Mann-Whitney, and many other nonparametric tests, assumes stochastic ordering of the samples (or more for other tests). Essentially, this means that the two distributions do not cross when they are different; one cumulative distribution is above the other or to the left of the other.
If two sample are normally distributed, then the only way they can be stochastically ordered is if their variances are equal. The same is true for other symmetric, two parameter distributions such as the logistic. So for these kinds of distributions, equal variances are required for a properly interpretable test using rank-based tests, such as the Mann-Whitney.

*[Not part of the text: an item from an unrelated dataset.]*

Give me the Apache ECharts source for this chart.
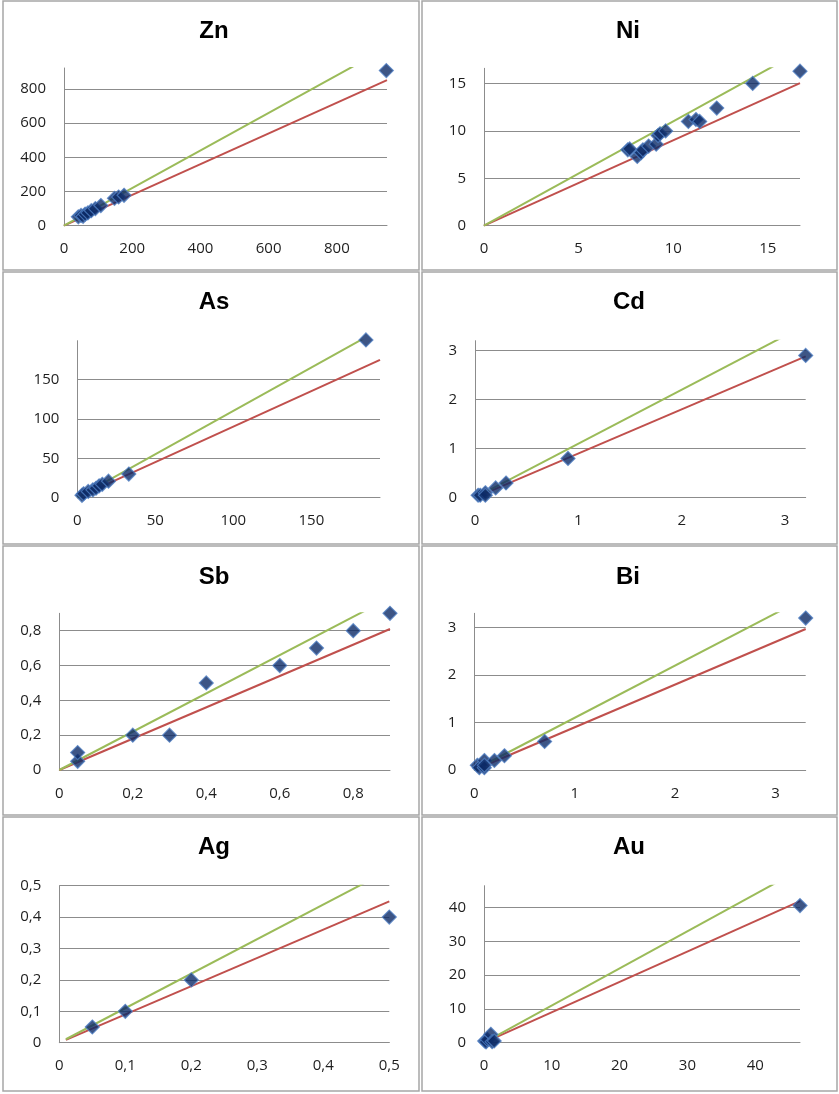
<!DOCTYPE html>
<html><head><meta charset="utf-8">
<script src="https://cdn.jsdelivr.net/npm/echarts@6/dist/echarts.min.js"></script>
<style>html,body{margin:0;padding:0;background:#fff}#c{width:839px;height:1094px}</style>
</head><body><div id="c"></div>
<script>
// ---------- data ----------
const elements = ['Zn', 'Ni', 'As', 'Cd', 'Sb', 'Bi', 'Ag', 'Au'];
const znPoints = [[42,52],[50,60],[56,55],[62,68],[70,75],[80,88],[92,100],[108,118],[148,160],[160,168],[176,178],[945,908]];
const niPoints = [[7.6,8.0],[7.7,8.1],[8.1,7.3],[8.3,7.7],[8.4,8.0],[8.7,8.4],[9.1,8.6],[9.2,9.5],[9.3,9.7],[9.6,10.0],[10.8,11.0],[11.2,11.2],[11.4,11.0],[12.3,12.4],[14.2,15.0],[16.7,16.3]];
const asPoints = [[3,3],[4,5],[7,8],[10,10],[12,12],[14,15],[16,17],[20,21],[33,30],[185,200]];
const cdPoints = [[0.03,0.05],[0.05,0.05],[0.1,0.1],[0.1,0.05],[0.2,0.2],[0.3,0.3],[0.9,0.8],[3.2,2.9]];
const sbPoints = [[0.05,0.05],[0.05,0.1],[0.2,0.2],[0.3,0.2],[0.4,0.5],[0.6,0.6],[0.7,0.7],[0.8,0.8],[0.9,0.9]];
const biPoints = [[0.03,0.1],[0.05,0.05],[0.1,0.2],[0.1,0.05],[0.1,0.1],[0.2,0.2],[0.3,0.3],[0.7,0.6],[3.3,3.2]];
const agPoints = [[0.05,0.05],[0.1,0.1],[0.2,0.2],[0.5,0.4]];
const auPoints = [[0.1,0.5],[0.3,0.2],[0.5,1.0],[1.0,2.5],[1.2,0.3],[1.5,0.5],[46.6,40.6]];
const pointSets = [znPoints, niPoints, asPoints, cdPoints, sbPoints, biPoints, agPoints, auPoints];
const xMaxes = [947, 16.7, 194, 3.2, 0.9, 3.3, 0.5, 46.6];
const yMaxes = [923, 16.6, 199, 3.2, 0.9, 3.3, 0.5, 46.5];
const tickSteps = [200, 5, 50, 1, 0.2, 1, 0.1, 10];
const lineStarts = [0, 0, 0, 0, 0, 0, 0.01, 0];
const upperRatio = 1.1;   // +10 % line
const lowerRatio = 0.9;   // -10 % line

// ---------- layout ----------
const plotBoxes = [
  [64, 68, 387, 225.7],
  [484, 68.3, 800, 225.7],
  [77.3, 340.7, 380, 497.7],
  [475, 340.7, 805.7, 497.7],
  [59.3, 613.3, 390, 770],
  [474.3, 613.3, 805.7, 770],
  [59.3, 885.7, 389.3, 1042.7],
  [484, 885.7, 800, 1042.7]
];
const titleCenters = [[214,32],[628,32],[214,303],[629,303],[214,578],[628,578],[214,848],[629,848]];
const panelRects = [
  [3, 1, 416, 269], [422, 1, 415, 269],
  [3, 272, 416, 272], [422, 272, 415, 272],
  [3, 546, 416, 269], [422, 546, 415, 269],
  [3, 817, 416, 274], [422, 817, 415, 274]
];

const gridColor = '#8c8c8c';
const labelColor = '#1e1e1e';
const fontFam = 'Open Sans, Liberation Sans, sans-serif';

function isMultiple(v, step) {
  const r = v / step;
  return Math.abs(r - Math.round(r)) < 1e-6;
}
function makeFmt(step) {
  return function (v) {
    if (!isMultiple(v, step)) return '';
    return String(Number(v.toFixed(6))).replace('.', ',');
  };
}

const option = {
  animation: false,
  backgroundColor: '#ffffff',
  title: [], grid: [], xAxis: [], yAxis: [], series: [],
  graphic: []
};

panelRects.forEach(r => {
  option.graphic.push({
    type: 'rect', shape: { x: r[0], y: r[1], width: r[2], height: r[3] },
    style: { fill: 'none', stroke: '#a6a6a6', lineWidth: 1.5 }, silent: true, z: 0
  });
});

elements.forEach((name, i) => {
  const b = plotBoxes[i];
  const step = tickSteps[i];
  option.title.push({
    text: name, left: titleCenters[i][0], top: titleCenters[i][1] - 13,
    textAlign: 'center', padding: 0,
    textStyle: { fontSize: 24, fontWeight: 'bold', color: '#000', fontFamily: 'Liberation Sans, Arial, sans-serif' }
  });
  option.grid.push({ left: b[0], top: b[1], width: b[2] - b[0], height: b[3] - b[1], containLabel: false });
  option.xAxis.push({
    gridIndex: i, type: 'value', min: 0, max: xMaxes[i], interval: step,
    axisLine: { show: true, onZero: false, lineStyle: { color: gridColor, width: 1 } },
    axisTick: { show: false },
    splitLine: { show: false },
    axisLabel: { margin: 16, fontSize: 15, color: labelColor, fontFamily: fontFam,
      formatter: makeFmt(step), showMaxLabel: isMultiple(xMaxes[i], step), showMinLabel: true }
  });
  option.yAxis.push({
    gridIndex: i, type: 'value', min: 0, max: yMaxes[i], interval: step,
    axisLine: { show: true, onZero: false, lineStyle: { color: gridColor, width: 1 } },
    axisTick: { show: false },
    splitLine: { show: true, showMaxLine: isMultiple(yMaxes[i], step), lineStyle: { color: gridColor, width: 1 } },
    axisLabel: { margin: 18, fontSize: 15, color: labelColor, fontFamily: fontFam,
      formatter: makeFmt(step), showMaxLabel: isMultiple(yMaxes[i], step) }
  });
  const x0 = lineStarts[i], x1 = xMaxes[i];
  option.series.push({
    type: 'line', xAxisIndex: i, yAxisIndex: i, showSymbol: false, clip: true, z: 2,
    lineStyle: { color: '#c0504d', width: 2 },
    data: [[x0, x0 * lowerRatio], [x1, x1 * lowerRatio]]
  });
  option.series.push({
    type: 'line', xAxisIndex: i, yAxisIndex: i, showSymbol: false, clip: true, z: 2,
    lineStyle: { color: '#9bbb59', width: 2 },
    data: [[x0, x0 * upperRatio], [x1, x1 * upperRatio]]
  });
  option.series.push({
    type: 'scatter', xAxisIndex: i, yAxisIndex: i, symbol: 'diamond', symbolSize: 14, z: 3, clip: false,
    itemStyle: { color: '#0c2a66', borderColor: '#4d7dc2', borderWidth: 1.2 },
    data: pointSets[i]
  });
});

const chart = echarts.init(document.getElementById('c'), null, { renderer: 'canvas' });
chart.setOption(option);
</script>
</body></html>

Several distributions have different variances because their means are different, such as the exponential. In many cases, as the mean increases the variance must also increase. Many of these are still appropriate for rank tests such as the Mann-Whitney.
First, don't worry about it so much. Go ahead and do the rank test for small samples. For large samples such as yours I doubt that a test of equal means is very informative. Nonparametric tests really shine where the samples are small and it is difficult to use methods that depend on estimating parameters, fitting distributions, etc.

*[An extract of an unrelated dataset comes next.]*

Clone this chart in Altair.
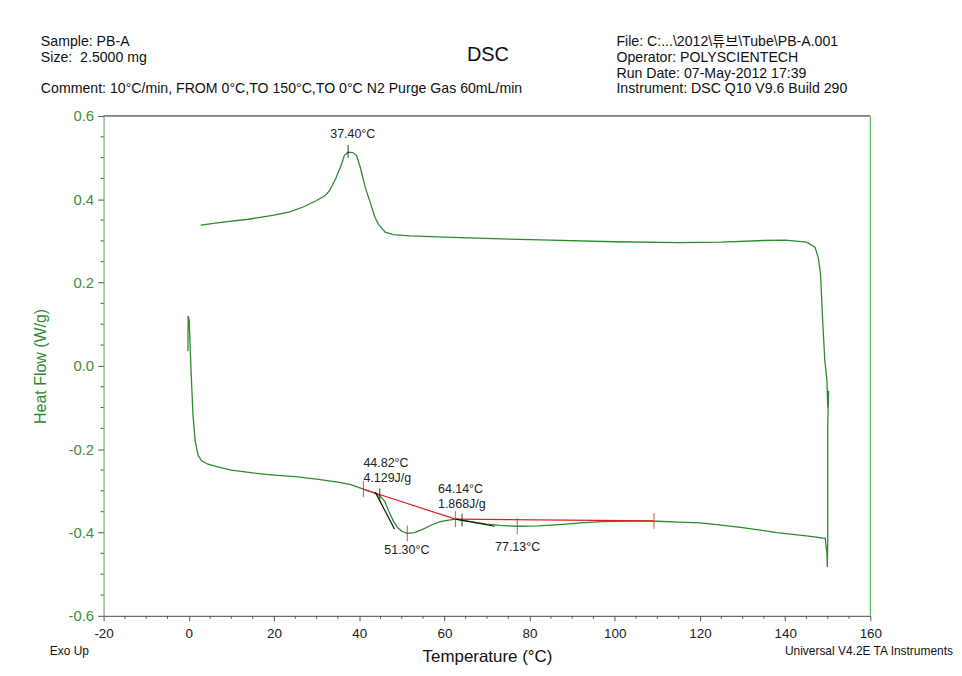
import altair as alt
import pandas as pd

# ---------------- data ----------------
heat_T = [-0.2, -0.15, 0.1, 0.3, 0.6, 1.0, 1.5, 2.2, 3.0, 4.5, 7, 10, 15, 20, 25, 30, 35, 38,
          41.0, 43, 44.82, 46, 47, 48, 49, 50, 51.3, 53, 55, 57, 59, 61, 62.6, 64.14, 67, 70,
          73, 77.13, 82, 87, 92, 97, 101, 105, 110, 115, 120, 125, 130, 138, 145, 149.4,
          149.8, 149.9, 150.0, 150.0, 150.2, 150.0]
heat_H = [0.035, 0.12, 0.11, 0.05, -0.03, -0.12, -0.18, -0.215, -0.228, -0.236, -0.243, -0.25,
          -0.257, -0.262, -0.266, -0.272, -0.279, -0.285, -0.296, -0.303, -0.311, -0.325, -0.35,
          -0.372, -0.388, -0.397, -0.402, -0.4, -0.392, -0.382, -0.374, -0.37, -0.368, -0.37,
          -0.375, -0.38, -0.383, -0.385, -0.384, -0.381, -0.377, -0.374, -0.373, -0.372, -0.373,
          -0.375, -0.377, -0.382, -0.388, -0.4, -0.408, -0.414, -0.45, -0.483, -0.42, -0.14,
          -0.06, -0.1]
cool_T = [149.8, 149.3, 148.8, 148.3, 147.75, 147.0, 145, 140, 135, 125, 115, 100, 80, 60, 52,
          48, 46.1, 44.5, 43.7, 42.5, 41.4, 40.3, 39.4, 38.5, 37.4, 36.5, 35.9, 34.5, 33, 32, 30,
          27, 23.5, 20, 14, 8, 2.8]
cool_H = [-0.033, 0.014, 0.11, 0.222, 0.261, 0.285, 0.297, 0.302, 0.301, 0.297, 0.296, 0.298,
          0.303, 0.309, 0.312, 0.315, 0.321, 0.34, 0.357, 0.395, 0.429, 0.475, 0.505, 0.512,
          0.513, 0.505, 0.485, 0.45, 0.42, 0.409, 0.397, 0.382, 0.369, 0.362, 0.352, 0.345, 0.338]

red_seg_T = [41.0, 62.6]
red_seg_T2 = [62.6, 109.2]
red_seg_H = [-0.296, -0.368]
red_seg_H2 = [-0.368, -0.372]
blk_seg_T = [43.8, 62.6]
blk_seg_T2 = [48.3, 71.8]
blk_seg_H = [-0.303, -0.368]
blk_seg_H2 = [-0.392, -0.385]

red_tick_T = [41.0, 51.3, 62.6, 77.13, 109.2]
red_tick_H = [-0.296, -0.402, -0.368, -0.385, -0.372]
blk_tick_T = [44.82, 64.14, 37.4]
blk_tick_H = [-0.31, -0.37, 0.515]

ann_text = ["37.40°C", "44.82°C", "4.129J/g", "64.14°C", "1.868J/g", "51.30°C", "77.13°C"]
ann_T = [33.2, 41.0, 41.0, 58.5, 58.5, 45.9, 71.9]
ann_H = [0.557, -0.234, -0.270, -0.296, -0.332, -0.442, -0.435]

x_major = [-20, 0, 20, 40, 60, 80, 100, 120, 140, 160]
x_minor = [v for v in range(-20, 161, 5) if v % 20 != 0]
y_major = [-0.6, -0.4, -0.2, 0.0, 0.2, 0.4, 0.6]
y_minor = [round(-0.6 + 0.05 * i, 2) for i in range(25) if i % 4 != 0]

header_left = "Sample: PB-A\nSize:\u00a0 2.5000 mg"
header_comment = "Comment: 10°C/min, FROM 0°C,TO 150°C,TO 0°C N2 Purge Gas 60mL/min"
header_right = ("File: C:...\\2012\\튜브\\Tube\\PB-A.001\nOperator: POLYSCIENTECH\n"
                "Run Date: 07-May-2012 17:39\nInstrument: DSC Q10 V9.6 Build 290")

# ---------------- styling ----------------
W, H = 770, 502
GREEN = "#2f8a2f"
AXGREEN = "#5cb85c"
DARK = "#555555"
FONT = "Liberation Sans, Noto Sans CJK KR, Arial, sans-serif"

xs = alt.Scale(domain=[-20, 160], nice=False, zero=False)
ys = alt.Scale(domain=[-0.6, 0.6], nice=False, zero=False)

n_h = len(heat_T)
curve = pd.DataFrame({"T": heat_T + cool_T, "H": heat_H + cool_H,
                      "i": list(range(n_h + len(cool_T)))})

line = alt.Chart(curve).mark_line(color=GREEN, strokeWidth=1.3).encode(
    x=alt.X("T:Q", scale=xs, axis=alt.Axis(
        values=x_major, labelFlush=False, labelOverlap=False,
        labelExpr="datum.value < 0 ? '-' + format(-datum.value, 'd') : format(datum.value, 'd')",
        labelFont=FONT, labelFontSize=13.5, labelColor="#222",
        domainColor=DARK, tickColor=DARK, tickSize=5, labelPadding=6, grid=False,
        title="Temperature (°C)", titleFont=FONT, titleFontSize=17, titleFontWeight="normal",
        titleColor="#111", titlePadding=8)),
    y=alt.Y("H:Q", scale=ys, axis=alt.Axis(
        values=y_major, labelFlush=False, labelOverlap=False,
        labelExpr="datum.value < 0 ? '-' + format(-datum.value, '.1f') : format(datum.value, '.1f')",
        labelFont=FONT, labelFontSize=15, labelColor="#3f8f3f",
        domainColor=AXGREEN, tickColor=DARK, tickSize=6, labelPadding=4, grid=False,
        title="Heat Flow (W/g)", titleFont=FONT, titleFontSize=16, titleFontWeight="normal",
        titleColor=GREEN, titlePadding=19)),
    order="i:Q",
)

ymin_df = pd.DataFrame({"v": y_minor})
y_minor_rules = alt.Chart(ymin_df).mark_rule(color=DARK, strokeWidth=1).encode(
    y=alt.Y("v:Q", scale=ys), x=alt.value(-3), x2=alt.value(0))
xmin_df = pd.DataFrame({"v": x_minor})
x_minor_rules = alt.Chart(xmin_df).mark_rule(color=DARK, strokeWidth=1).encode(
    x=alt.X("v:Q", scale=xs), y=alt.value(H), y2=alt.value(H + 3))

frame_df = pd.DataFrame({"k": [0]})
top_rule = alt.Chart(frame_df).mark_rule(color=DARK, strokeWidth=1.2).encode(
    x=alt.value(0), x2=alt.value(W), y=alt.value(0))
right_rule = alt.Chart(frame_df).mark_rule(color=AXGREEN, strokeWidth=1.2).encode(
    x=alt.value(W), y=alt.value(0), y2=alt.value(H))

red_df = pd.DataFrame({"T": red_seg_T, "T2": red_seg_T2, "H": red_seg_H, "H2": red_seg_H2})
red_lines = alt.Chart(red_df).mark_rule(color="#e02020", strokeWidth=1.2).encode(
    x=alt.X("T:Q", scale=xs), x2="T2:Q", y=alt.Y("H:Q", scale=ys), y2="H2:Q")
blk_df = pd.DataFrame({"T": blk_seg_T, "T2": blk_seg_T2, "H": blk_seg_H, "H2": blk_seg_H2})
blk_lines = alt.Chart(blk_df).mark_rule(color="#111111", strokeWidth=1.2).encode(
    x=alt.X("T:Q", scale=xs), x2="T2:Q", y=alt.Y("H:Q", scale=ys), y2="H2:Q")

rt_df = pd.DataFrame({"T": red_tick_T, "H": red_tick_H})
red_ticks = alt.Chart(rt_df).mark_tick(color="#e02020", orient="vertical", size=16,
                                       thickness=1.2).encode(
    x=alt.X("T:Q", scale=xs), y=alt.Y("H:Q", scale=ys))
bt_df = pd.DataFrame({"T": blk_tick_T, "H": blk_tick_H})
blk_ticks = alt.Chart(bt_df).mark_tick(color="#111111", orient="vertical", size=13,
                                       thickness=1.2).encode(
    x=alt.X("T:Q", scale=xs), y=alt.Y("H:Q", scale=ys))

ann_df = pd.DataFrame({"T": ann_T, "H": ann_H, "t": ann_text})
ann = alt.Chart(ann_df).mark_text(font=FONT, fontSize=12.5, color="#222", align="left",
                                  baseline="middle").encode(
    x=alt.X("T:Q", scale=xs), y=alt.Y("H:Q", scale=ys), text="t:N")

def label(txt, x, y, size, align="left", line_height=15.5, color="#111"):
    return alt.Chart(pd.DataFrame({"t": [txt]})).mark_text(
        font=FONT, fontSize=size, align=align, baseline="alphabetic", lineBreak="\n",
        lineHeight=line_height, color=color).encode(
        text="t:N", x=alt.value(x), y=alt.value(y))

texts = [
    label(header_left, -63, -70, 14.2),
    label(header_comment, -63, -23, 14.2),
    label(header_right, 515, -70, 14.2, line_height=15.7),
    label("DSC", 386, -55, 20, align="center"),
    label("Exo Up", -54, 541, 12),
    label("Universal V4.2E TA Instruments", 853, 541, 12, align="right"),
]

chart = alt.layer(line, y_minor_rules, x_minor_rules, top_rule, right_rule, red_lines,
                  blk_lines, red_ticks, blk_ticks, ann, *texts).properties(
    width=W, height=H,
    padding={"left": 96, "top": 107, "right": 84, "bottom": 55},
    autosize=alt.AutoSizeParams(type="none"),
).configure_view(stroke=None).configure(background="white")

chart.save("out.html", embed_options={"renderer": "svg", "actions": False})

Second, examine some graphs that show the cumulative distributions of the samples you are comparing. If they cross over once then they are likely not stochastically ordered. If they don't cross, except maybe at the low end, they they are likely stochastically ordered. Do the rank test you like. If they cross back and forth then they are more likely stochastically ordered. Do the rank test you like but it is unlikely to be significant.
Try fitting some distributions to the large sample, then estimate the corresponding parameters for the small sample. See what they look like and describe them. (This is useful.)
If you have observations that are bounded at zero, eg, times or counts, then you are likely to have a distribution where the variance and the mean are functionally related.
The following material added in response to a Comment
Let me first note that I am not responsible for Wikipedia. I often find it useful, though information from it should be taken cautiously.
There are two articles there, as shown below. I don't know which one of those, or another one, you referred to. The first article uses the term "stochastic ordering" the second uses the term "stochastic dominance." They mean the same thing.
Under the null hypothesis the Mann-Whitney assumes that the two distributions are the same. (No parameters need to be mentioned here.) The alternative that is tested for is that one distribution is stochastically greater than the other. You might not regard this as an assumption of the test. But if the two distributions are not stochastically the same or stochastically ordered then the alpha level or p-value of the test is not correct. (I regard this as an assumption of the test, though others might differ on what that expression means.)
As to the normal or gaussian distribution, if the variances differ then the assumptions of the Mann-Whitney test do not hold. Other distributions with different variances are suitable for the Mann-Whitney if they are stochastically ordered.
This term was used by Mann and Whitney in their article in 1947, according to Wikipedia.
Mann–Whitney U test
A thorough analysis of the statistic, which included a recurrence allowing the computation of tail probabilities for arbitrary sample sizes and tables for sample sizes of eight or less appeared in the article by Henry Mann and his student Donald Ransom Whitney in 1947. This article discussed alternative hypotheses, including a stochastic ordering (where the cumulative distribution functions satisfied the pointwise inequality FX(t) < FY(t)). This paper also computed the first four moments and established the limiting normality of the statistic under the null hypothesis, so establishing that it is asymptotically distribution-free.
Really, this test is precisely only for testing stochastic dominance of two variables A and B, that is, of Prob(A>B) > Prob(B>A). In other words, it tests whether a randomly chosen sample from A is expected to be greater than a sample from B.